Twitter Tools for School PR: Tweetdeck vs. Hootsuite

Tweetdeck has long been my tool of choice for managing Twitter. When a friend who is a social media manager for a local organization raved about Hootsuite, I decided to explore my options.

After a couple days of noodling around with Hootsuite, I found that each had its advantages:


  • Provides easy access to retweets and favorites for each tweet, while Hootsuite only lets you see the retweets
  • Displays Twitter’s new quote tweet format, while Hootsuite requires you to click through to see it
  • Has clean design and intuitive navigation, including shortcuts to jump back to the top of columns
  • Is free, while Hootsuite Pro costs about $10 a month


  • Allows you to divide your columns into sections under separate tabs, named however you like
  • Includes an analytics tool, while Tweetdeck users must use the separate Twitter Analytics site (which I like better)
  • Provides Facebook integration, although it doesn’t have all the functionality of directly using the Facebook site
  • Has a more robust scheduling feature, although I rarely schedule ahead in order to keep my content more timely

So far, I’m leaning toward sticking with my free Tweetdeck. What is your preference?


7 Replies to “Twitter Tools for School PR: Tweetdeck vs. Hootsuite”

  1. I have used Tweetdeck and Hootsuite for years… but this spring we made the switch to Sprout Social. There’s an advanced scheduling/queue feature, great analytics, keyword monitoring, etc. We have found it to be a very useful tool!

  2. Unfortunately, I have to use both, plus some others to truly get full functionality. It doesn’t seem like there’s one perfect platform that has it all.

    – Tweetdeck’s interface is the most intuitive and simple for monitoring Twitter. Hootsuite’s interface just seems clunky.
    – Tweetdeck now integrates with Buffer (at least within Firefox using the Buffer extension). Buffer’s queue scheduling seems superior to Hootsuite’s
    – In Tweetdeck you can schedule posts with images embedded. Hootsuite requires you to pay for the Pro version to do this.

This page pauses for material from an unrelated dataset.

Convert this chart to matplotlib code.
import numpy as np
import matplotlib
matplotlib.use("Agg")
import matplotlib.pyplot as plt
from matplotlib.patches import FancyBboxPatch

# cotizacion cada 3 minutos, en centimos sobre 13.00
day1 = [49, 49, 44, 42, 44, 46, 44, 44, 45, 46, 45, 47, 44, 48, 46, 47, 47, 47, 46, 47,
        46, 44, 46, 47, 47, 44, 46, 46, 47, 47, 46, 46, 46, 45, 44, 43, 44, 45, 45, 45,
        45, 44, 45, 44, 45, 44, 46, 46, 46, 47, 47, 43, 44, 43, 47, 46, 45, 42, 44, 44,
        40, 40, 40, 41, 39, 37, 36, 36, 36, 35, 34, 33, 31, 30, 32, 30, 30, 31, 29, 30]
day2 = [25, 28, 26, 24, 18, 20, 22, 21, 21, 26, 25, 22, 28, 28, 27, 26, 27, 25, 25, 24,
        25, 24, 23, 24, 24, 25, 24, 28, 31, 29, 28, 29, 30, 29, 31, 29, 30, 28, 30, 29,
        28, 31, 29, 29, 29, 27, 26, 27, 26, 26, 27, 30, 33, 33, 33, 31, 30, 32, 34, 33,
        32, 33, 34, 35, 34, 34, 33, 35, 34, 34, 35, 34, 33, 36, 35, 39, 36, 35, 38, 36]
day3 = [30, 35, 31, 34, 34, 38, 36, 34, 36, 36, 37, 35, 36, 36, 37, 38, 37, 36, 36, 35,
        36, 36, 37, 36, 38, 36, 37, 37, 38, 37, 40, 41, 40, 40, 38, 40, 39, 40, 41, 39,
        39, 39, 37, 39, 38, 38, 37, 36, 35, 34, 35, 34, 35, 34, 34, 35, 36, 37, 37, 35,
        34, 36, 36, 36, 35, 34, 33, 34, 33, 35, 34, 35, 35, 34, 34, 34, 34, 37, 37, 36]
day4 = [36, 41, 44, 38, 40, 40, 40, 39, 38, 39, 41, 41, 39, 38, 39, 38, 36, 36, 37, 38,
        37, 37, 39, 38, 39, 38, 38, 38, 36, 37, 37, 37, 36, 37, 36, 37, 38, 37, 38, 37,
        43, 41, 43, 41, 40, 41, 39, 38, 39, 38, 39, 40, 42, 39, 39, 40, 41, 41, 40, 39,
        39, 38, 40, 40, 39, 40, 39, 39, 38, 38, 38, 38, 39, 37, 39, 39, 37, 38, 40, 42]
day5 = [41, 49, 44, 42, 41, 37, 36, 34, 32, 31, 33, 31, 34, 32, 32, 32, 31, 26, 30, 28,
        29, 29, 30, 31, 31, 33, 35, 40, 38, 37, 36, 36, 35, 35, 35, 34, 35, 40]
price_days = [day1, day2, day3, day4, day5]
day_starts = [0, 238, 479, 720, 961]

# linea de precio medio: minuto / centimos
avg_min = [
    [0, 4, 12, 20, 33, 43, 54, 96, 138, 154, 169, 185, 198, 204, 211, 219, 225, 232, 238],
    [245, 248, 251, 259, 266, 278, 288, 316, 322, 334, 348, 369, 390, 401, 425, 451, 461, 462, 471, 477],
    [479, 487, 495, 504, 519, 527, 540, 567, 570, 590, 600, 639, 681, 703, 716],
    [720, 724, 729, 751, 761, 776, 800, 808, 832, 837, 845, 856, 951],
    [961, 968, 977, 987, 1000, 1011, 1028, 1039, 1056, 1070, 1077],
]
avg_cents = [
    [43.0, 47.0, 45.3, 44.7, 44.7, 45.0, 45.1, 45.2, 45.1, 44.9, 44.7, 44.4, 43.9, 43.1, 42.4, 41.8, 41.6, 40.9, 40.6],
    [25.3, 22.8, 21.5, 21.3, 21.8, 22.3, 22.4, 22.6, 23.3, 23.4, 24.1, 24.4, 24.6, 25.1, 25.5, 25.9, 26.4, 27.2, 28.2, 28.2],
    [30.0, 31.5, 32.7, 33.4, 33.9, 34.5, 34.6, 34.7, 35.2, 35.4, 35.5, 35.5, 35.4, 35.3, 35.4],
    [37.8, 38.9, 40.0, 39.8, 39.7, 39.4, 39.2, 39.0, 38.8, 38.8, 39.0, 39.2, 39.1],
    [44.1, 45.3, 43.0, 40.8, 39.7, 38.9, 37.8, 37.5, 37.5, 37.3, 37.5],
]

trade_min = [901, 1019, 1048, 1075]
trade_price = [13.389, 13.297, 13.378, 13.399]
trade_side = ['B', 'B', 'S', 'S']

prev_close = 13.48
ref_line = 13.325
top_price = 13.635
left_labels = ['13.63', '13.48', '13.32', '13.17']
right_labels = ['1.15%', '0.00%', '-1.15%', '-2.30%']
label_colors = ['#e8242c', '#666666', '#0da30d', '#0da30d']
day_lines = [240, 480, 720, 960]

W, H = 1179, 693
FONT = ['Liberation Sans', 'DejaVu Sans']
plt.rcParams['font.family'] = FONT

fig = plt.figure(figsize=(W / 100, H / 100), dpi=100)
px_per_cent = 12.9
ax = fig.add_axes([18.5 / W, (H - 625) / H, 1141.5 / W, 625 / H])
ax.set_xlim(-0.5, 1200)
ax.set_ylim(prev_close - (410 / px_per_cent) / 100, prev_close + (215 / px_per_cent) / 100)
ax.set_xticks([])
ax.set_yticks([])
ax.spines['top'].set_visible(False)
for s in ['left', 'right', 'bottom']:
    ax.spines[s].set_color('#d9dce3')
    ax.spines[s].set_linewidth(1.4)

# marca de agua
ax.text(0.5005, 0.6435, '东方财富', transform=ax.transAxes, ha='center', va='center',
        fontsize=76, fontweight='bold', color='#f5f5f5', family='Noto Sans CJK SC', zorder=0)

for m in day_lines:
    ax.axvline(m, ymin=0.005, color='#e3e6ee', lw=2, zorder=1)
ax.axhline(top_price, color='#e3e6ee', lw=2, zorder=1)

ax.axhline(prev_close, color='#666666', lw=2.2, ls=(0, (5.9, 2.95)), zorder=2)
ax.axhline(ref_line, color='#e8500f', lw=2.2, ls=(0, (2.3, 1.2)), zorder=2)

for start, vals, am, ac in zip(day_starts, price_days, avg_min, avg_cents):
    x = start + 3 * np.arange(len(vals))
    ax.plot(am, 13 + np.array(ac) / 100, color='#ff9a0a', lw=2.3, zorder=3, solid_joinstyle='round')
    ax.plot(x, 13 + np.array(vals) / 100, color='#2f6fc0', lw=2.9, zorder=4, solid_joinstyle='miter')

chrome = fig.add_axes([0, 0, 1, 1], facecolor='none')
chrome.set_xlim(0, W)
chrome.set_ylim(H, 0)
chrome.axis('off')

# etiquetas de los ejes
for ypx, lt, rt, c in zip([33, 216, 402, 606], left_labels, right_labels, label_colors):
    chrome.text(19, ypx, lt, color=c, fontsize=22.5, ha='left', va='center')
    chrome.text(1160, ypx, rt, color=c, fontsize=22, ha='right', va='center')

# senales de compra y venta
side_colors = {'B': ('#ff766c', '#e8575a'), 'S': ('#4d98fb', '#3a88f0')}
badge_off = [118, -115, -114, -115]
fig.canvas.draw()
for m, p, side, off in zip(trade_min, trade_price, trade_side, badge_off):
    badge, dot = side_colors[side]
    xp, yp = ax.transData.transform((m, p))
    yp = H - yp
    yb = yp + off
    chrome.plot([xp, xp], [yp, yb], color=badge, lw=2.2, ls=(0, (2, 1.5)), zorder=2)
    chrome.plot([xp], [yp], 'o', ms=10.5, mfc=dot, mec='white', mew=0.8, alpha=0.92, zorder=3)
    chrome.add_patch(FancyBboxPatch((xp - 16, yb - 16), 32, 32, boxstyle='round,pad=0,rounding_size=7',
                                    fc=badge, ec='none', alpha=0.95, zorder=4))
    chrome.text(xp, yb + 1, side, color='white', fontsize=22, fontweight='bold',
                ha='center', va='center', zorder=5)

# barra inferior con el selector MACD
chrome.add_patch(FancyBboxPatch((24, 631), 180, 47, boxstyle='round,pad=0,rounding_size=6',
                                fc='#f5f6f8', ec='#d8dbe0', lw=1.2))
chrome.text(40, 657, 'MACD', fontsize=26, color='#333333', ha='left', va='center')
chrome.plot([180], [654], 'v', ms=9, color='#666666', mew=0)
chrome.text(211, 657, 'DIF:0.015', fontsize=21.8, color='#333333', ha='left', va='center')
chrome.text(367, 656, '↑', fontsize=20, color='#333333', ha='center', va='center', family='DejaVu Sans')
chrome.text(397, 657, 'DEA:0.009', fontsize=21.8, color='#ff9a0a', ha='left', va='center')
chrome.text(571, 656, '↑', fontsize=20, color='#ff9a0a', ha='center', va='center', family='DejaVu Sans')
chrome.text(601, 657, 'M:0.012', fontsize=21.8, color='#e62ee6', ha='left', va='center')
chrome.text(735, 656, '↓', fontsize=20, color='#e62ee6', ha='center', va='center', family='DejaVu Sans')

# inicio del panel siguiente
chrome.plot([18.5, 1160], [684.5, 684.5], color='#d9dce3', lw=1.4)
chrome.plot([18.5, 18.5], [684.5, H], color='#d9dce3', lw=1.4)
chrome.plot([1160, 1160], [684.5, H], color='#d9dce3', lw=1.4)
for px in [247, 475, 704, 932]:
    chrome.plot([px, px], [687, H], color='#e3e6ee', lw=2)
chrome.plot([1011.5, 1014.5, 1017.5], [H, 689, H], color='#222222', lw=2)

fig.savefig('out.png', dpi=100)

    – Hootsuite has a calendar-view for scheduling posts. You may schedule posts in Tweetdeck, but you can’t visually see in a calendar how the posts are spread out. (This is probably the number one reason I use Hootsuite.)

    I know I’ve done a trial of Sprout Social, but I don’t remember liking it. Maybe it’s time to try again.

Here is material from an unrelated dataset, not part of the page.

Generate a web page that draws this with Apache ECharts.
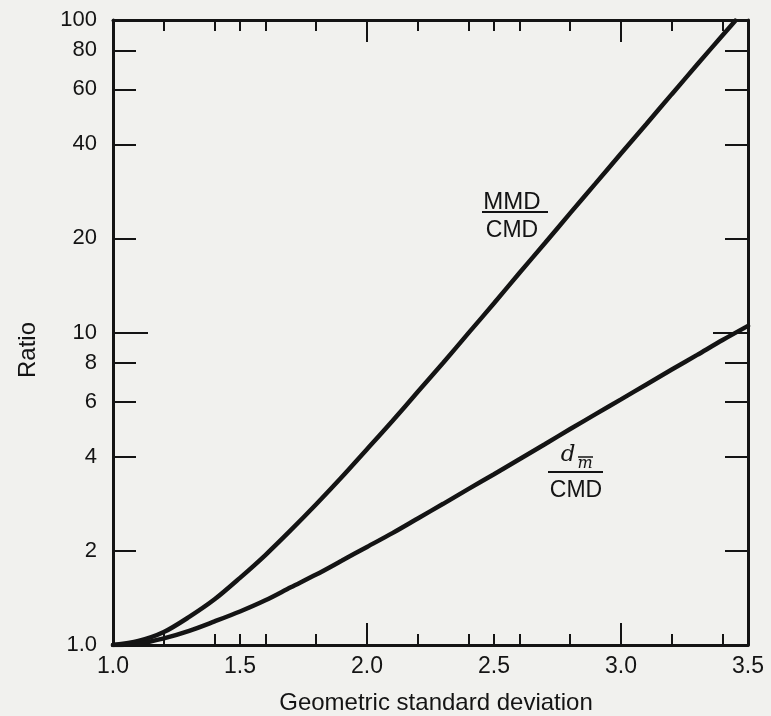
<!DOCTYPE html>
<html>
<head>
<meta charset="utf-8">
<title>Ratio vs geometric standard deviation</title>
<script src="https://cdn.jsdelivr.net/npm/echarts@6/dist/echarts.min.js"></script>
<style>
  html, body { margin: 0; padding: 0; background: #f1f1ee; }
  #chart { width: 771px; height: 716px; }
</style>
</head>
<body>
<div id="chart"></div>
<script>
// Geometric standard deviation (sigma_g) sample points
const gsdMmd = [1.0, 1.1, 1.2, 1.3, 1.4, 1.5, 1.6, 1.7, 1.8, 1.9, 2.0, 2.1, 2.2, 2.3, 2.4, 2.5, 2.6, 2.7, 2.8, 2.9, 3.0, 3.1, 3.2, 3.3, 3.4, 3.45];
// MMD / CMD ratio
const mmdRatio = [1.0, 1.03, 1.10, 1.23, 1.40, 1.64, 1.94, 2.33, 2.82, 3.44, 4.23, 5.21, 6.46, 8.0, 9.97, 12.4, 15.5, 19.3, 24.1, 30.0, 37.4, 46.5, 57.9, 72.0, 89.4, 99.5];

const gsdDm = [1.0, 1.1, 1.2, 1.3, 1.4, 1.5, 1.6, 1.7, 1.8, 1.9, 2.0, 2.1, 2.2, 2.3, 2.4, 2.5, 2.6, 2.7, 2.8, 2.9, 3.0, 3.1, 3.2, 3.3, 3.4, 3.5];
// d_m(bar) / CMD ratio
const dmRatio = [1.0, 1.01, 1.05, 1.11, 1.19, 1.28, 1.39, 1.53, 1.68, 1.86, 2.06, 2.28, 2.54, 2.83, 3.16, 3.52, 3.93, 4.39, 4.91, 5.48, 6.11, 6.82, 7.61, 8.48, 9.46, 10.5];

// Axis ticks and labels
const xLabelValues = [1.0, 1.5, 2.0, 2.5, 3.0, 3.5];
const xShortTicks = [1.2, 1.4, 1.5, 1.6, 1.8, 2.2, 2.4, 2.5, 2.6, 2.8, 3.2, 3.4];
const xLongTicks = [2.0, 3.0];
const yLabelValues = [1, 2, 4, 6, 8, 10, 20, 40, 60, 80, 100];
const yShortTicks = [2, 4, 6, 8, 20, 40, 60, 80];
const yLongTicks = [10];

const INK = '#141414';
const FONT = '"Liberation Sans", Arial, Helvetica, sans-serif';

function xAxisDef(position, ticks, len, withLabels, withLine) {
  return {
    type: 'value', min: 1.0, max: 3.5, position: position,
    axisLine: { show: withLine, onZero: false, lineStyle: { color: INK, width: 3 } },
    axisTick: { show: true, inside: true, length: len, customValues: ticks,
                lineStyle: { color: INK, width: 2 } },
    axisLabel: withLabels ? {
      show: true, customValues: xLabelValues, margin: 10,
      color: INK, fontSize: 23, fontFamily: FONT,
      formatter: v => Number(v).toFixed(1)
    } : { show: false },
    splitLine: { show: false }
  };
}

function yAxisDef(position, ticks, len, withLabels, withLine) {
  return {
    type: 'log', logBase: 10, min: 1, max: 100, position: position,
    axisLine: { show: withLine, onZero: false, lineStyle: { color: INK, width: 3 } },
    axisTick: { show: true, inside: true, length: len, customValues: ticks,
                lineStyle: { color: INK, width: 2 } },
    axisLabel: withLabels ? {
      show: true, customValues: yLabelValues, margin: 16,
      color: INK, fontSize: 22, fontFamily: FONT,
      formatter: v => (Number(v) === 1 ? '1.0' : String(Math.round(v)))
    } : { show: false },
    splitLine: { show: false }
  };
}

const chart = echarts.init(document.getElementById('chart'), null, { renderer: 'canvas' });

chart.setOption({
  backgroundColor: '#f1f1ee',
  animation: false,
  grid: { left: 113, right: 23, top: 20, bottom: 71 },
  xAxis: [
    xAxisDef('bottom', xShortTicks, 11, true, true),
    xAxisDef('bottom', xLongTicks, 22, false, false),
    xAxisDef('top', xShortTicks, 11, false, true),
    xAxisDef('top', xLongTicks, 22, false, false)
  ],
  yAxis: [
    yAxisDef('left', yShortTicks, 23, true, true),
    yAxisDef('left', yLongTicks, 35, false, false),
    yAxisDef('right', yShortTicks, 23, false, true),
    yAxisDef('right', yLongTicks, 35, false, false)
  ],
  series: [
    {
      name: 'MMD/CMD', type: 'line', xAxisIndex: 0, yAxisIndex: 0,
      data: gsdMmd.map((g, i) => [g, mmdRatio[i]]),
      showSymbol: false, smooth: 0.3, clip: true,
      lineStyle: { color: INK, width: 4.5, cap: 'round' }
    },
    {
      name: 'dm/CMD', type: 'line', xAxisIndex: 0, yAxisIndex: 0,
      data: gsdDm.map((g, i) => [g, dmRatio[i]]),
      showSymbol: false, smooth: 0.3, clip: true,
      lineStyle: { color: INK, width: 4.5, cap: 'round' }
    }
  ],
  graphic: [
    // axis titles
    { type: 'text', x: 28, y: 350, rotation: Math.PI / 2,
      style: { text: 'Ratio', font: '24px ' + FONT, fill: INK, align: 'center', verticalAlign: 'middle' } },
    { type: 'text', x: 436, y: 703,
      style: { text: 'Geometric standard deviation', font: '24px ' + FONT, fill: INK, align: 'center', verticalAlign: 'middle' } },
    // MMD / CMD label
    { type: 'text', x: 512, y: 202,
      style: { text: 'MMD', font: '24px ' + FONT, fill: INK, align: 'center', verticalAlign: 'middle' } },
    { type: 'line', shape: { x1: 482, y1: 212, x2: 548, y2: 212 }, style: { stroke: INK, lineWidth: 2 } },
    { type: 'text', x: 512, y: 231,
      style: { text: 'CMD', font: '23px ' + FONT, fill: INK, align: 'center', verticalAlign: 'middle' } },
    // d_m(bar) / CMD label
    { type: 'text', x: 568, y: 455,
      style: { text: 'd', font: 'italic 23px "DejaVu Serif", "Liberation Serif", serif', fill: INK, align: 'center', verticalAlign: 'middle' } },
    { type: 'text', x: 585, y: 464,
      style: { text: 'm', font: 'italic 16px "DejaVu Serif", "Liberation Serif", serif', fill: INK, align: 'center', verticalAlign: 'middle' } },
    { type: 'line', shape: { x1: 578, y1: 457, x2: 593, y2: 457 }, style: { stroke: INK, lineWidth: 1.5 } },
    { type: 'line', shape: { x1: 548, y1: 472, x2: 603, y2: 472 }, style: { stroke: INK, lineWidth: 2 } },
    { type: 'text', x: 576, y: 491,
      style: { text: 'CMD', font: '23px ' + FONT, fill: INK, align: 'center', verticalAlign: 'middle' } }
  ]
});
</script>
</body>
</html>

    1. Great thoughts! How much do you schedule out? We plan ours but schedule very few. My concern is remembering to cancel a tweet if something happens to make it inappropriate.

      I looked at Sprout Social after I saw Amy’s recommendation. Without actually trying it, it looks great but expensive.

      1. I think the reason I dislike Sprout Social is that I prefer the columns layout to organize my feed and lists. I cannot live without it.

        As for scheduling… I schedule out usually a week ahead. For some things I schedule out up to a month ahead. Usually these are reminders about surveys or resources or upcoming workshops.

        Using Hootsuite, Buffer and the native Facebook scheduling tool has a ton of advantages that I couldn’t live without:

        – I’m not able to be posting to social media throughout the day or even every day. Scheduling keeps our messages and retweets spread out so they’re not lumped together at the time of day when I’m able to dedicate time to post.

        – I can schedule the most important messages to be posted at optimal times of the day when the highest number of our followers are online (9 p.m. for Facebook!).

        – If I see a bunch of tweets I want to retweet, I can queue them in Buffer instead of bombarding our followers all at once

        – For really important topics (i.e. redistricting, strategic plan, kindergarten registration) I can schedule multiple reminders at once.

        Is there a risk of a post seeming inappropriate if it goes out at a bad time? Perhaps a very small risk. But I ultimately think the benefits outweigh the risk. If we had to rely on live tweets only, our social media content would be cut in half.